KT: He started out doing farm work and he got, he was kicked by a horse and I think he fractured his skull, and I think he was sort of out of it for a couple years. And as he recovered, then he went to work for the railroad, and he was a, what do you call 'em, gandy dancers, they repair tracks and things like that. And that, that's all he did from then on.

TI: And which railroad did he work for?

KT: Northern Pacific.

TI: And what was the term, he was a gandy dancer? I've never heard that, gandy...

KT: Yeah, they called 'em, they called 'em gandy dancers because they use the shovel and they, like they replace the tie, a tie is bad and they pull it out and they'll put another one in. Then they get gravel and cinder and stuff, and they tap it underneath it to firm it up. They were just railroad laborers on the, track laborers is what they were.

TI: And the crew that your father worked with, was it...

KT: In Auburn they had a Japanese foreman, and there must've been four or five Japanese Isseis working. They would work that and they would work in the roundhouse where they'd bring in these, what do you call these, freight, freight cars, and they would clean 'em out.

TI: Now, working for the railroad, was that considered a good job for an Issei back then?

KT: At the time, it was steady pay. [Laughs] Whereas when you're farming, you don't have a pay, like in the wintertime, and everything is, you sign a contract for, like you're gonna raise peas or beans or berries, and then you take the contract to the bank and they lend you money.

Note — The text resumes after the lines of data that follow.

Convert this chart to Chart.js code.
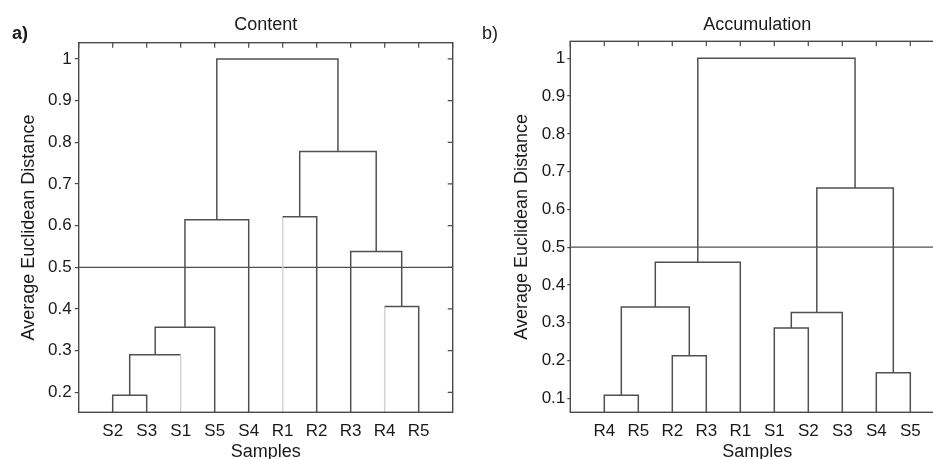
<!DOCTYPE html>
<html>
<head>
<meta charset="utf-8">
<script src="https://cdn.jsdelivr.net/npm/chart.js@4.4.1/dist/chart.umd.min.js"></script>
<style>
    html, body { margin: 0; padding: 0; background: #fff; }
    body { width: 933px; height: 459px; overflow: hidden; position: relative; }
    canvas { position: absolute; top: 0; }
    #contentChart { left: 0; }
    #accChart { left: 466px; }
</style>
</head>
<body>
<canvas id="contentChart" width="466" height="470"></canvas>
<canvas id="accChart" width="490" height="470"></canvas>
<script>
/* ===== Data ===== */

// leaf order as drawn on the x axis
var contentLeaves = ['S2', 'S3', 'S1', 'S5', 'S4', 'R1', 'R2', 'R3', 'R4', 'R5'];
// links: [left node, right node, height]; leaves are 1..10, clusters 11.. in order
var contentLinks = [
    [1, 2, 0.193],
    [11, 3, 0.290],
    [12, 4, 0.356],
    [13, 5, 0.614],
    [6, 7, 0.621],
    [9, 10, 0.406],
    [8, 16, 0.538],
    [15, 17, 0.778],
    [14, 18, 1.000]
];

var accLeaves = ['R4', 'R5', 'R2', 'R3', 'R1', 'S1', 'S2', 'S3', 'S4', 'S5'];
var accLinks = [
    [1, 2, 0.108],
    [3, 4, 0.213],
    [11, 12, 0.342],
    [13, 5, 0.460],
    [6, 7, 0.286],
    [15, 8, 0.327],
    [9, 10, 0.168],
    [16, 17, 0.657],
    [14, 18, 1.000]
];

var cutHeight = 0.5;
var yTicks = [0.1, 0.2, 0.3, 0.4, 0.5, 0.6, 0.7, 0.8, 0.9, 1];

// leaves whose drop line comes out pale in the original
var contentPale = ['S1', 'R1', 'R4'];
var accPale = [];


/* ===== Style ===== */

var lineColor = '#505050';
var paleColor = '#d2d2d2';
var textColor = '#1a1a1a';
var fontFamily = '"Liberation Sans", Arial, sans-serif';


/* ===== Dendrogram datasets ===== */

function buildDatasets(leaves, links, pale) {
    var n = leaves.length;
    var nodeX = {};
    var nodeH = {};
    leaves.forEach(function(name, i) {
        nodeX[i + 1] = i + 1;
        nodeH[i + 1] = 0;
    });

    var datasets = [];
    links.forEach(function(link, k) {
        var a = link[0], b = link[1], h = link[2];
        var id = n + k + 1;
        nodeX[id] = (nodeX[a] + nodeX[b]) / 2;
        nodeH[id] = h;
        var paleA = a <= n && pale.indexOf(leaves[a - 1]) >= 0;
        var paleB = b <= n && pale.indexOf(leaves[b - 1]) >= 0;
        datasets.push({
            data: [
                { x: nodeX[a], y: nodeH[a] },
                { x: nodeX[a], y: h },
                { x: nodeX[b], y: h },
                { x: nodeX[b], y: nodeH[b] }
            ],
            borderColor: lineColor,
            borderWidth: 1.5,
            pointRadius: 0,
            tension: 0,
            segment: {
                borderColor: function(ctx) {
                    if (ctx.p0DataIndex === 0 && paleA) return paleColor;
                    if (ctx.p0DataIndex === 2 && paleB) return paleColor;
                    return lineColor;
                }
            }
        });
    });

    datasets.push({
        data: [{ x: 0, y: cutHeight }, { x: n + 1, y: cutHeight }],
        borderColor: lineColor,
        borderWidth: 1.3,
        pointRadius: 0
    });
    return datasets;
}


/* ===== Frame, inward ticks, panel text ===== */

var framePlugin = {
    id: 'frame',
    afterDatasetsDraw: function(chart, args, opts) {
        var ctx = chart.ctx;
        var area = chart.chartArea;
        var xs = chart.scales.x;
        var ys = chart.scales.y;
        ctx.save();
        ctx.strokeStyle = '#4a4a4a';
        ctx.lineWidth = 1.4;
        ctx.strokeRect(area.left, area.top, area.right - area.left, area.bottom - area.top);

        ctx.lineWidth = 1.2;
        ctx.beginPath();
        for (var i = 0; i <= opts.leafCount + 1; i++) {
            var px = xs.getPixelForValue(i);
            ctx.moveTo(px, area.top);
            ctx.lineTo(px, area.top + 5);
        }
        ys.ticks.forEach(function(t) {
            var py = ys.getPixelForValue(t.value);
            ctx.moveTo(area.right, py);
            ctx.lineTo(area.right - 5, py);
        });
        ctx.stroke();

        ctx.fillStyle = textColor;
        ctx.font = '18px ' + fontFamily;
        ctx.textBaseline = 'alphabetic';
        ctx.textAlign = 'center';
        ctx.fillText(opts.title, (area.left + area.right) / 2, opts.titleY);
        ctx.textAlign = 'left';
        ctx.font = opts.letterFont + ' ' + fontFamily;
        ctx.fillText(opts.letter, opts.letterX, 39);
        ctx.restore();
    }
};


/* ===== Charts ===== */

function makeChart(canvasId, leaves, links, pale, cfg) {
    var canvas = document.getElementById(canvasId);
    var ticksForAxis = yTicks.filter(function(v) { return v >= cfg.yMin && v <= cfg.yMax; });

    return new Chart(canvas, {
        type: 'line',
        data: { datasets: buildDatasets(leaves, links, pale) },
        options: {
            responsive: false,
            animation: false,
            events: [],
            layout: { padding: { top: cfg.top, right: cfg.right, bottom: 0, left: 0 } },
            plugins: {
                legend: { display: false },
                tooltip: { enabled: false },
                frame: {
                    leafCount: leaves.length,
                    title: cfg.title,
                    titleY: cfg.titleY,
                    letter: cfg.letter,
                    letterX: cfg.letterX,
                    letterFont: cfg.letterFont
                }
            },
            scales: {
                x: {
                    type: 'linear',
                    min: 0,
                    max: leaves.length + 1,
                    grid: { display: false },
                    border: { display: false },
                    afterBuildTicks: function(s) {
                        s.ticks = leaves.map(function(_, i) { return { value: i + 1 }; });
                    },
                    afterFit: function(s) { s.height = cfg.xHeight; },
                    ticks: {
                        autoSkip: false,
                        maxRotation: 0,
                        padding: 0.5,
                        color: textColor,
                        font: { family: fontFamily, size: 17 },
                        callback: function(v) { return leaves[v - 1] || ''; }
                    },
                    title: {
                        display: true,
                        text: 'Samples',
                        color: textColor,
                        font: { family: fontFamily, size: 18, lineHeight: 1.2 },
                        padding: { top: 0, bottom: 7.5 }
                    }
                },
                y: {
                    type: 'linear',
                    min: cfg.yMin,
                    max: cfg.yMax,
                    grid: { drawOnChartArea: false, drawTicks: true, tickLength: cfg.tickLen, color: '#4a4a4a', lineWidth: 1.2 },
                    border: { display: false },
                    afterBuildTicks: function(s) {
                        s.ticks = ticksForAxis.map(function(v) { return { value: v }; });
                    },
                    afterFit: function(s) { s.width = cfg.yWidth; },
                    ticks: {
                        padding: cfg.tickPad,
                        color: textColor,
                        font: { family: fontFamily, size: 17 },
                        callback: function(v) { return String(+v.toFixed(1)); }
                    },
                    title: {
                        display: true,
                        text: 'Average Euclidean Distance',
                        color: textColor,
                        font: { family: fontFamily, size: 18, lineHeight: 1.2 },
                        padding: { top: cfg.yTitlePad, bottom: 0 }
                    }
                }
            }
        },
        plugins: [framePlugin]
    });
}

makeChart('contentChart', contentLeaves, contentLinks, contentPale, {
    title: 'Content', titleY: 29.5, letter: 'a)', letterX: 12, letterFont: 'bold 18px',
    top: 42.7, right: 13.3, yWidth: 78.7, xHeight: 57.7,
    yMin: 0.152, yMax: 1.039, tickLen: 4, tickPad: 3, yTitlePad: 18.5
});

makeChart('accChart', accLeaves, accLinks, accPale, {
    title: 'Accumulation', titleY: 30, letter: 'b)', letterX: 16, letterFont: '18px',
    top: 41.3, right: 11.7, yWidth: 104.3, xHeight: 57.7,
    yMin: 0.063, yMax: 1.045, tickLen: 3, tickPad: 2, yTitlePad: 45.5
});
</script>
</body>
</html>
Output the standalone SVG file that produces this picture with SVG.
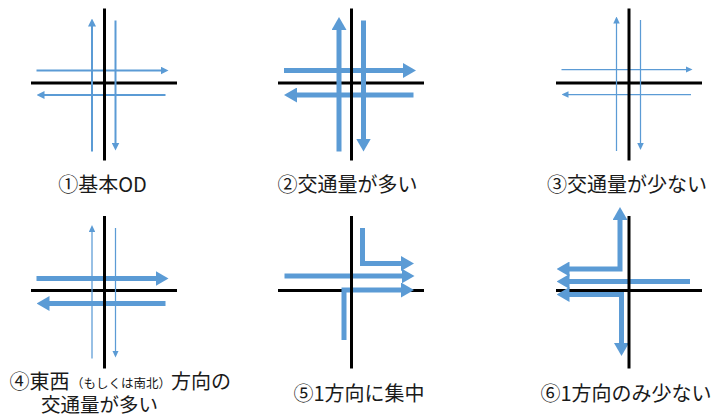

TI: So having, working for the railroad, you get a steady paycheck, which, this is kind of during the Depression time too, so it's probably a useful thing to have during this time, to have a steady paycheck.

KT: Yeah. It was good.

TI: Good. Did your father ever talk about the job, any interesting stories about working the railroad?

KT: No.

TI: Let's talk about your mother. So what did your mother, I mean, one is raising the family. She had lots of children.

KT: Well, she took over the farm. She took over the farm and ran us kids, do all the farm work.

TI: And so how large was the farm? I mean, how many acres?

KT: Not too big. I don't know, berry fields were about two, three acres, I guess, raspberries.

TI: Okay.

KT: And then we had maybe three, four acres of truck gardening, which takes a lot of work, lettuce, cucumber, carrots.

TI: And what would you do with the produce? I mean, who would you sell it to?

KT: Like cucumbers would be a contract with Libby's, Libby, McNeill and Libby. And let's see, berries was something we sold to a Japanese store in Auburn. I don't know, he didn't, it wasn't a grocery store or anything, but he had the means of shipping it, so he would ship these raspberries express to Montana or Chicago or, but we would sell it to him. And later on when we got into blackberries, it was, I don't know, some association, berry growers association that would, I don't really know what the connection there was, but we signed a contract that the, everything they grow would be sold to them.

TI: Okay. So your mother was a pretty hard worker, then.

KT: Oh yeah.

TI: To run a farm with a lot, in some cases, some young children too. She had some young kids.